Given problem ▸ Identify, in the records below, every line where the string "this" appears, and copy each such line.

= = = = =

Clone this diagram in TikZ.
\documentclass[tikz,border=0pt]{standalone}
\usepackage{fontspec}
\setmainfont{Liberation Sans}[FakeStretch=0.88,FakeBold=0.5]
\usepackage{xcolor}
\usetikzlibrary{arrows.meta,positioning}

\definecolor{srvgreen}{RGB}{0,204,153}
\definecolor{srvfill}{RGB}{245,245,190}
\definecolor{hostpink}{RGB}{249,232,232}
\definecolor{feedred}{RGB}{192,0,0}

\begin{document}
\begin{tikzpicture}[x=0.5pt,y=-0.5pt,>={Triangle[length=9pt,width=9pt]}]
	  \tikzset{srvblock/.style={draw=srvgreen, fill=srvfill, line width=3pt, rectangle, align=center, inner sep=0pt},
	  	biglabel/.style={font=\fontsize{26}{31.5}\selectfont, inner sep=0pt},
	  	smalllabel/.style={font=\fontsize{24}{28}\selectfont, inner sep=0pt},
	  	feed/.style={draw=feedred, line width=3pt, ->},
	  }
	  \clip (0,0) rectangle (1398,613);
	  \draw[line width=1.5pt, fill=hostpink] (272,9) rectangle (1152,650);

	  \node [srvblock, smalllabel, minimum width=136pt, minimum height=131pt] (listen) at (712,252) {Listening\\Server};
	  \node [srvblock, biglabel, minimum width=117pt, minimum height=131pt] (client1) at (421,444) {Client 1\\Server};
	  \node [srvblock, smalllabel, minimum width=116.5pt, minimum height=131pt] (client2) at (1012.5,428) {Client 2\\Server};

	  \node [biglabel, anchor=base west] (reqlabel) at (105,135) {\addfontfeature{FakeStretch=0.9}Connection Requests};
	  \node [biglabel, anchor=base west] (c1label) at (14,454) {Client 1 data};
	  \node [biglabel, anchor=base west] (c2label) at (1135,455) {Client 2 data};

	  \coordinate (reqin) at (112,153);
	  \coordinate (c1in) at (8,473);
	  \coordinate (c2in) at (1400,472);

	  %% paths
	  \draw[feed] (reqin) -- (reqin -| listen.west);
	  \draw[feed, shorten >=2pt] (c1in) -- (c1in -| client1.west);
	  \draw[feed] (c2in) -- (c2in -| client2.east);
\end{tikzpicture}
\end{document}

= = = = =

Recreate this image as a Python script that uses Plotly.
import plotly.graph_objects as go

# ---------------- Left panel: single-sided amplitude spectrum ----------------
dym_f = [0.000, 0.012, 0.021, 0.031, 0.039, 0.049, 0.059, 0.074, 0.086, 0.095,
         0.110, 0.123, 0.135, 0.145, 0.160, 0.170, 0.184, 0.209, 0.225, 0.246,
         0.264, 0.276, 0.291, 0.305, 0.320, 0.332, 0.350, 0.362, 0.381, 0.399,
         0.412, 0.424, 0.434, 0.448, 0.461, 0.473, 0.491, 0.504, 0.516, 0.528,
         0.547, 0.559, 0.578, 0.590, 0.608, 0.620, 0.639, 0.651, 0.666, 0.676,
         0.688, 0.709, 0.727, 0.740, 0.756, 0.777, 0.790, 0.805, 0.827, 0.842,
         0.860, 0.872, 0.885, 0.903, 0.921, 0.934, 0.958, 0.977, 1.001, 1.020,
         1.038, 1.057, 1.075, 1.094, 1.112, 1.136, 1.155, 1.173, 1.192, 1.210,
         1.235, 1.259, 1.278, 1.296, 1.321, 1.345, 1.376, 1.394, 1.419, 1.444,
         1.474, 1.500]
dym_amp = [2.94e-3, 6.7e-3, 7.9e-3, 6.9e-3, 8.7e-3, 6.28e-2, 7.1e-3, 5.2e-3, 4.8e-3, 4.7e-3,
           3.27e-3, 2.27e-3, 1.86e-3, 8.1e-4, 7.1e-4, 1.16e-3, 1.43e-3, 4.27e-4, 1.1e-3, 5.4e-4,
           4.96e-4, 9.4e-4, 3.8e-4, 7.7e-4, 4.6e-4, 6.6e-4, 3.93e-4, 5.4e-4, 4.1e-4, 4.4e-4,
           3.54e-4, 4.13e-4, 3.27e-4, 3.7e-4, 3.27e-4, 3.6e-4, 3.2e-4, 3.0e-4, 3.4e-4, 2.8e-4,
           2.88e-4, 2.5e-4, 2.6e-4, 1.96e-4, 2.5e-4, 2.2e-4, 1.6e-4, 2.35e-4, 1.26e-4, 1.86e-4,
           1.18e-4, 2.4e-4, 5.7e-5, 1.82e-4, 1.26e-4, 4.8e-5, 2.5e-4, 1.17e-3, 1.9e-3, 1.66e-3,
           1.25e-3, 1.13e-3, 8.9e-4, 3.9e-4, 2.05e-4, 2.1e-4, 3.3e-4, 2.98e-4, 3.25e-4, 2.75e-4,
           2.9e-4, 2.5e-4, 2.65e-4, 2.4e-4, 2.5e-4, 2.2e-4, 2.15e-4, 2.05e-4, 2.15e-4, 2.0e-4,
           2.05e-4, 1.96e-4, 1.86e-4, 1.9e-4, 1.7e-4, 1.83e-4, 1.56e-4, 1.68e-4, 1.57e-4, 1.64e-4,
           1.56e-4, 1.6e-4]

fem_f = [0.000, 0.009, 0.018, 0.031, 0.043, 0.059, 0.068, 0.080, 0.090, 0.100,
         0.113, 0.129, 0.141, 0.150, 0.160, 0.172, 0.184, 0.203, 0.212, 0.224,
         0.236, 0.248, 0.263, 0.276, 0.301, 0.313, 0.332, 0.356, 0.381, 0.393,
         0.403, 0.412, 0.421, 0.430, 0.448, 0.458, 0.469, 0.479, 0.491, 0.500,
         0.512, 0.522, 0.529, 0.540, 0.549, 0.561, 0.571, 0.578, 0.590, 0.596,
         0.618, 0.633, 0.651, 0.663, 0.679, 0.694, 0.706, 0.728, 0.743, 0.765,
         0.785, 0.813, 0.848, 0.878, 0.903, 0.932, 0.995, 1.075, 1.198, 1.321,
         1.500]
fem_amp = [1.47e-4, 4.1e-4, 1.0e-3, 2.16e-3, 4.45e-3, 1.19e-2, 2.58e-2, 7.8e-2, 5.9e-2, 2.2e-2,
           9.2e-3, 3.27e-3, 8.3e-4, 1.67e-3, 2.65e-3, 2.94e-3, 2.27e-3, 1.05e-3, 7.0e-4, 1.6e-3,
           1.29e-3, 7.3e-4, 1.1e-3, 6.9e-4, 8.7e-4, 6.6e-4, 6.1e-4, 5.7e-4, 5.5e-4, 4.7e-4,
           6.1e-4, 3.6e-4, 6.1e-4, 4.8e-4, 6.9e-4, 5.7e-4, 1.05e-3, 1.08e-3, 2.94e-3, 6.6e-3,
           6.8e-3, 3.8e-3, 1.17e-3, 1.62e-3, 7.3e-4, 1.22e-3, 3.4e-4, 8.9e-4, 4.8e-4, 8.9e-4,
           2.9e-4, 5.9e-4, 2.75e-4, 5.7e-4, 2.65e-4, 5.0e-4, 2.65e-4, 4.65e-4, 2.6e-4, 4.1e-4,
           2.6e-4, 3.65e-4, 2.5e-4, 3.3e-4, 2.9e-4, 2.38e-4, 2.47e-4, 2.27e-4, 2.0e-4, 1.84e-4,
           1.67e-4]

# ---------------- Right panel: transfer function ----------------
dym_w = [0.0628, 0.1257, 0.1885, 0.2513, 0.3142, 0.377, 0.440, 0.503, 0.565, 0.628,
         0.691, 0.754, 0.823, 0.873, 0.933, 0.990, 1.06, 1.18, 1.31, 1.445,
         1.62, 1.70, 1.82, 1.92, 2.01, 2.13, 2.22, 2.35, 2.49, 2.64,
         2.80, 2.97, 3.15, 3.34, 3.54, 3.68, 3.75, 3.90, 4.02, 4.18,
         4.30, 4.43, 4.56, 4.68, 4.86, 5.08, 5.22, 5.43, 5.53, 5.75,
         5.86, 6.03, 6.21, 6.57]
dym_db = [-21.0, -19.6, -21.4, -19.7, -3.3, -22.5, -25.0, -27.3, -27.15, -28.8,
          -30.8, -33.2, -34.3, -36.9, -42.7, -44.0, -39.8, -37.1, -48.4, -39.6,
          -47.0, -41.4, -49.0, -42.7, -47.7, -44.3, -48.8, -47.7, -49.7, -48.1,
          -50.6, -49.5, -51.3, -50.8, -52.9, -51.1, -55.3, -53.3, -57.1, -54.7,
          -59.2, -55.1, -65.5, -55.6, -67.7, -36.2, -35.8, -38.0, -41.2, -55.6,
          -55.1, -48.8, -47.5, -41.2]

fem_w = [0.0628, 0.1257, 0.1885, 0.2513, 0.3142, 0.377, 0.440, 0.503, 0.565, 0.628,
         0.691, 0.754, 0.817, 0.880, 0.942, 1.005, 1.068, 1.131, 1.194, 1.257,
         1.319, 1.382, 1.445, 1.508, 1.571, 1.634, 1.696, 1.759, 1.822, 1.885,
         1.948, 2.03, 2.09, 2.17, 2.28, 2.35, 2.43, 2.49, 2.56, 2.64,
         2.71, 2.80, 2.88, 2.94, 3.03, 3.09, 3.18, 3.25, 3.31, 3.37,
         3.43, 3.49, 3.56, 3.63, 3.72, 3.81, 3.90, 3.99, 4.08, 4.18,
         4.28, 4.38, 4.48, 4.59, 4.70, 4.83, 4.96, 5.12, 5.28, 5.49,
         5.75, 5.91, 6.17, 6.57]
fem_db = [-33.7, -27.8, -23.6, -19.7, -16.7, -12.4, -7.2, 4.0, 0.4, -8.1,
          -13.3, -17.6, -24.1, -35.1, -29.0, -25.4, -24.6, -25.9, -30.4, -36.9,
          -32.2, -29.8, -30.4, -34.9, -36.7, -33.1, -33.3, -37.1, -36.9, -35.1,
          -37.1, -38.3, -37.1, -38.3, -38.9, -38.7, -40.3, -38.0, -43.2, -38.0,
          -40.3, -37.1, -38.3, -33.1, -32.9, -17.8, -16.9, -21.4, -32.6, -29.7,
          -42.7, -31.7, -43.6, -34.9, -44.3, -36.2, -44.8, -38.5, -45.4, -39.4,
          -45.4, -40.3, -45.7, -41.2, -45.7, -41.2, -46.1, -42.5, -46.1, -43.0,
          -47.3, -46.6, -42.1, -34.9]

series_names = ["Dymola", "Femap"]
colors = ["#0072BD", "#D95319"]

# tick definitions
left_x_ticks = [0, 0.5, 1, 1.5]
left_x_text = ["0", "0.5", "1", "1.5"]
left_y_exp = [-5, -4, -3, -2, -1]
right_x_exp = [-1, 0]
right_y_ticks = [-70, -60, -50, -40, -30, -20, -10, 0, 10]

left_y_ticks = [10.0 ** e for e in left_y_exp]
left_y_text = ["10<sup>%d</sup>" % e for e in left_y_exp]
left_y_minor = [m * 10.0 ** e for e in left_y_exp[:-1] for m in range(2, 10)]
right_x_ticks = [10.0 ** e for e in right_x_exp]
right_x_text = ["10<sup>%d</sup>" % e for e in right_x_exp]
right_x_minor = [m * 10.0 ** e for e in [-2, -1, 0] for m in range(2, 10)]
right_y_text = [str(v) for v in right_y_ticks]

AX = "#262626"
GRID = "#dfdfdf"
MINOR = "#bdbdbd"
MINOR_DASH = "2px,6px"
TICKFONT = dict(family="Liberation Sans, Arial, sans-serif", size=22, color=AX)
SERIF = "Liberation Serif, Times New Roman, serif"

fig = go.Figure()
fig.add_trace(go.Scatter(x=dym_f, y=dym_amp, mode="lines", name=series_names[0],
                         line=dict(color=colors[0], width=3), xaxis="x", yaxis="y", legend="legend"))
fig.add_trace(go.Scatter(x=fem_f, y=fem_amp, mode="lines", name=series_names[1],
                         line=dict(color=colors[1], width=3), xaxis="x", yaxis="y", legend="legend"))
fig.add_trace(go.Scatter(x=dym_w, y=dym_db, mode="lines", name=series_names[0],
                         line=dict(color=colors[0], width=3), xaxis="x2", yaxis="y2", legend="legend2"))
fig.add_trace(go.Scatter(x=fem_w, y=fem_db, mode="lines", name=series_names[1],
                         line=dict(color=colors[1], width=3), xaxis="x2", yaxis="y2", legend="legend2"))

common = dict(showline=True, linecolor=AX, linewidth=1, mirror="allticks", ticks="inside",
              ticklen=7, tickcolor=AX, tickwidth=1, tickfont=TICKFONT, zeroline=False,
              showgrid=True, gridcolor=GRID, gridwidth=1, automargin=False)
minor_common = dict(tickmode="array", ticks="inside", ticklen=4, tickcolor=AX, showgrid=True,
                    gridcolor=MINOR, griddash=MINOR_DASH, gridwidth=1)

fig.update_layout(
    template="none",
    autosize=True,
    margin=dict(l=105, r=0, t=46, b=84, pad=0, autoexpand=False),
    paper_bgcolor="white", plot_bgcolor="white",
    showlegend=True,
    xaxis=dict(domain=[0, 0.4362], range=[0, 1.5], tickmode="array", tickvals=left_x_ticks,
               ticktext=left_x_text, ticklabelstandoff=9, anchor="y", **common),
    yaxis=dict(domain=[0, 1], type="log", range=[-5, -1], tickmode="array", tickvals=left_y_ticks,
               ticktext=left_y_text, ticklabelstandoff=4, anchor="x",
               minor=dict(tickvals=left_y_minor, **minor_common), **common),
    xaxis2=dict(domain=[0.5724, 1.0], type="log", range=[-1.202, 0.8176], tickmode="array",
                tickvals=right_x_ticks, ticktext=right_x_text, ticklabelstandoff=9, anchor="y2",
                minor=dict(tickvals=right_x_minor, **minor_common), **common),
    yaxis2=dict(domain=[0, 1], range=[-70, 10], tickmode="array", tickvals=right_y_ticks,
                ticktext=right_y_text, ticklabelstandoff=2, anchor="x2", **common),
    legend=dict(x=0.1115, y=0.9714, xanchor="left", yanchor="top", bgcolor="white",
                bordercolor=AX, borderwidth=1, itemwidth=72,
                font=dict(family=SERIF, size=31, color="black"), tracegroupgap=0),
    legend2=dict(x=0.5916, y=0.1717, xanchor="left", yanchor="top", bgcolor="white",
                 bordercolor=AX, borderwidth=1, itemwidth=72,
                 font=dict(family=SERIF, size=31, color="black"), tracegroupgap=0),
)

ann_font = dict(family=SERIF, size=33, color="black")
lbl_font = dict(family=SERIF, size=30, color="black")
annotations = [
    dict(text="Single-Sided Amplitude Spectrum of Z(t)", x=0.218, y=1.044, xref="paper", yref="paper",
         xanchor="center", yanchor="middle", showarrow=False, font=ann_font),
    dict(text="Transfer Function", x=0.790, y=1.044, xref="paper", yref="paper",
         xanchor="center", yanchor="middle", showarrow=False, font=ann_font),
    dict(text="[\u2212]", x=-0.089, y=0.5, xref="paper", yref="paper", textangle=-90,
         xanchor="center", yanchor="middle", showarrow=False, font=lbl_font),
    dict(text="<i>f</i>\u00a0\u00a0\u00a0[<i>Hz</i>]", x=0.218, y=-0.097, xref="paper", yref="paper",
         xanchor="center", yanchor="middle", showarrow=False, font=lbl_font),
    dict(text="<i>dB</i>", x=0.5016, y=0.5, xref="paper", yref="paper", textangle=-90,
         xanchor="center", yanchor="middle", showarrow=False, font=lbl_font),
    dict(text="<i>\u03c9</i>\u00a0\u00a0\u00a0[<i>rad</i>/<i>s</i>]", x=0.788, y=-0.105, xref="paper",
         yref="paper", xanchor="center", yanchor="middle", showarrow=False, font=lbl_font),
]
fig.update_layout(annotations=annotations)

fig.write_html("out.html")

= = = = =

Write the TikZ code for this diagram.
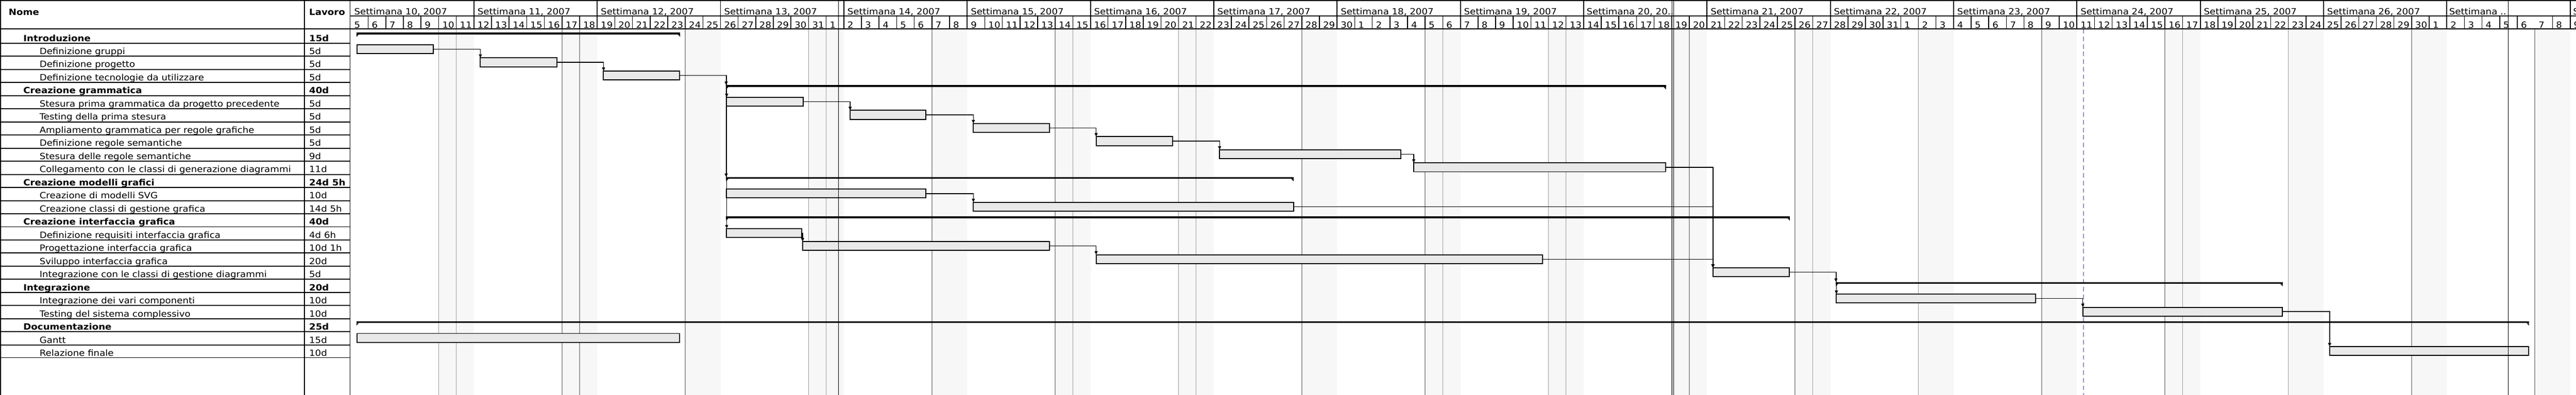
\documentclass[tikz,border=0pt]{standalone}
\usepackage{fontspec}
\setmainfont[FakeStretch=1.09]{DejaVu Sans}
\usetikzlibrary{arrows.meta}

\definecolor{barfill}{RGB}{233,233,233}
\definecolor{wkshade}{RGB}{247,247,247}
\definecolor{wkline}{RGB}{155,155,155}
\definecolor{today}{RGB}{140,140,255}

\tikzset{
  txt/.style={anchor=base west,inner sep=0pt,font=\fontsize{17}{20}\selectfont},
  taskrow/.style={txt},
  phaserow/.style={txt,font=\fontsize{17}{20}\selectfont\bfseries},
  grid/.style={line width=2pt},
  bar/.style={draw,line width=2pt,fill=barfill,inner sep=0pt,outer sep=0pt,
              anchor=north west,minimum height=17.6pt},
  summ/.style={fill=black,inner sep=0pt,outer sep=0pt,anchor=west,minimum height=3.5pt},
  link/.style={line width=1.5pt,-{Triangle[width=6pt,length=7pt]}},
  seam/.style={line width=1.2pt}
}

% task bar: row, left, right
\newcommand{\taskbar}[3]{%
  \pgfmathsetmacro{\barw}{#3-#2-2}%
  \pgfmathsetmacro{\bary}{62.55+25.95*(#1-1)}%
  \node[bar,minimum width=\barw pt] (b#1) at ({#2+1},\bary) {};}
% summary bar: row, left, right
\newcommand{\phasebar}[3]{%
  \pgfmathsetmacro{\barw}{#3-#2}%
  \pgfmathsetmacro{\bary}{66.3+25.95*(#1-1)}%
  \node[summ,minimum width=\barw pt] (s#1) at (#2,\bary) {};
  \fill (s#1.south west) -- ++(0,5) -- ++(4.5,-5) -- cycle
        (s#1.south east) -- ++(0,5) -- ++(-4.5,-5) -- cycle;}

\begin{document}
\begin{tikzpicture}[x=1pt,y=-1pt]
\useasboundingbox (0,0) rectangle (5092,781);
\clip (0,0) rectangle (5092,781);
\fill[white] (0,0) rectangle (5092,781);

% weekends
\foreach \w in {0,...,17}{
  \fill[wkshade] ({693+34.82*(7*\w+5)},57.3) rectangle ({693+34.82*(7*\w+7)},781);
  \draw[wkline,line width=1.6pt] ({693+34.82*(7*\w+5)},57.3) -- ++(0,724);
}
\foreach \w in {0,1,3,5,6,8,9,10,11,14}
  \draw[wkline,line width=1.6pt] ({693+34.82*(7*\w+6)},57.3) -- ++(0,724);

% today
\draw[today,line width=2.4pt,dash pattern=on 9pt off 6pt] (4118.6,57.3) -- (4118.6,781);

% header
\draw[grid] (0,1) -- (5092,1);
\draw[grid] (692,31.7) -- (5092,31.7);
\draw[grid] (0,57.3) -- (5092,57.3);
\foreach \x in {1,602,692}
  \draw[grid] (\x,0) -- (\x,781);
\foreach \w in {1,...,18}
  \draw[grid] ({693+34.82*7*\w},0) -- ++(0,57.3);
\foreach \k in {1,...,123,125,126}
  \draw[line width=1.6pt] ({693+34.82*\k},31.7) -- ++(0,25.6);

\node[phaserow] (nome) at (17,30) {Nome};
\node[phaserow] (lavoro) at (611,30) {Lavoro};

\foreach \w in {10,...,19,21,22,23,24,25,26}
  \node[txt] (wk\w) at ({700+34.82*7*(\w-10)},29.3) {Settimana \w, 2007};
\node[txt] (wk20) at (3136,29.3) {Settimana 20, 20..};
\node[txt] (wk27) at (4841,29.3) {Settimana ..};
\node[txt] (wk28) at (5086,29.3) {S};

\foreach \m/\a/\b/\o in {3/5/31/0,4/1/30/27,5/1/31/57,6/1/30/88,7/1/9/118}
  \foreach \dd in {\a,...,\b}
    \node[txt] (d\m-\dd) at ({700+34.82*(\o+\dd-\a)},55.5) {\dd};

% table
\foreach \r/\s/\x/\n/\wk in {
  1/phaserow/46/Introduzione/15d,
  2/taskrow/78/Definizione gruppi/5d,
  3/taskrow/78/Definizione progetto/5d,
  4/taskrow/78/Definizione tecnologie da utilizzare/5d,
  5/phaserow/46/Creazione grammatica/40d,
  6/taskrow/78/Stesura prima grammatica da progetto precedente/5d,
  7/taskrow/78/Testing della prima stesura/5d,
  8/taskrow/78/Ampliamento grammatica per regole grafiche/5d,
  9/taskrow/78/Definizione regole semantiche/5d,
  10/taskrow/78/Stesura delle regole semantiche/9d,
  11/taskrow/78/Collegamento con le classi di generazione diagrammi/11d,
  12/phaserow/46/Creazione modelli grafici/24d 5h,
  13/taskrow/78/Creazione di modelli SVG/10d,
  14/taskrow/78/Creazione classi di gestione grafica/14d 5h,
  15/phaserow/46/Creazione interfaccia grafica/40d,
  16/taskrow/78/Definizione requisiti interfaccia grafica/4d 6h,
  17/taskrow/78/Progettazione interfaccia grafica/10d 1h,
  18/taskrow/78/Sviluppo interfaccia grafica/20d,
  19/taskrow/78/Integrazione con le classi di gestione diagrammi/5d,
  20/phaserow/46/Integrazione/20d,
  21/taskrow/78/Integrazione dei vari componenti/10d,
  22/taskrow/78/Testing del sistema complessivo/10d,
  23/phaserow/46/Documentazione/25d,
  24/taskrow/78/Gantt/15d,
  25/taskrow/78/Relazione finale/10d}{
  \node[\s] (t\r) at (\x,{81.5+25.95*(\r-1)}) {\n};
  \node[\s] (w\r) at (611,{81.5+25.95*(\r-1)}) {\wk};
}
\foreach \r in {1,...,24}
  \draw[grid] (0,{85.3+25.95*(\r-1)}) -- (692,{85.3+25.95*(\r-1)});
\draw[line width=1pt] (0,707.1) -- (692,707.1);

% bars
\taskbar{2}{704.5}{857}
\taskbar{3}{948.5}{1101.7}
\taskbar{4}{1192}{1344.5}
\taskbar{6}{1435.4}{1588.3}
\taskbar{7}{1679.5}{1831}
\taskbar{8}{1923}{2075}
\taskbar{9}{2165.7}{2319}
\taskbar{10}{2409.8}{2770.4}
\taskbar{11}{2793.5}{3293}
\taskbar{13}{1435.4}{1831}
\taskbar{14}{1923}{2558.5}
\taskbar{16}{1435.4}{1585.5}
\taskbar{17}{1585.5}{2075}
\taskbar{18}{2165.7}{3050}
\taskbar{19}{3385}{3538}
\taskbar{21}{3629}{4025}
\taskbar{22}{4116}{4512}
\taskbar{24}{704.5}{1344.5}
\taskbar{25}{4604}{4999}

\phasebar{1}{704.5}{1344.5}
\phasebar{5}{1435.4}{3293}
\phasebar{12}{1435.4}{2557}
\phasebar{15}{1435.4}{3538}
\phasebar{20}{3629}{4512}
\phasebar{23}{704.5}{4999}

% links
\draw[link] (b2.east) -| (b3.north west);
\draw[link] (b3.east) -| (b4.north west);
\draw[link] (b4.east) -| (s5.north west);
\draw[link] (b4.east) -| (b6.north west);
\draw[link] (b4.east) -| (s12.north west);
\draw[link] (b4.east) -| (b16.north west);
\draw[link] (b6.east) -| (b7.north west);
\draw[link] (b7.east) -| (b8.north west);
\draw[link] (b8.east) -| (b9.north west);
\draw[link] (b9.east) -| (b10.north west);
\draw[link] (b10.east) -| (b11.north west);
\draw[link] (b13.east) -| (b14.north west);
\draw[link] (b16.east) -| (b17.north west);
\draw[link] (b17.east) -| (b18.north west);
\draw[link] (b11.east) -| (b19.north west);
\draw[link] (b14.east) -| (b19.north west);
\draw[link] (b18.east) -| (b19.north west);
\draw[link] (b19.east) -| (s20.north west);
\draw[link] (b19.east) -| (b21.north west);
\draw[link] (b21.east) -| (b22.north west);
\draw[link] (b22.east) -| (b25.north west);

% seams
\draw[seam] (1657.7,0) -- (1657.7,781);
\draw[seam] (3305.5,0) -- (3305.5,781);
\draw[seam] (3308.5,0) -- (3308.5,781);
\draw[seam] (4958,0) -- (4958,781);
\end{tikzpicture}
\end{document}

= = = = =

Answer below ▸
Clone this diagram in TikZ.
Recreate this image as a Python script that uses Plotly.
Write the TikZ code for this diagram.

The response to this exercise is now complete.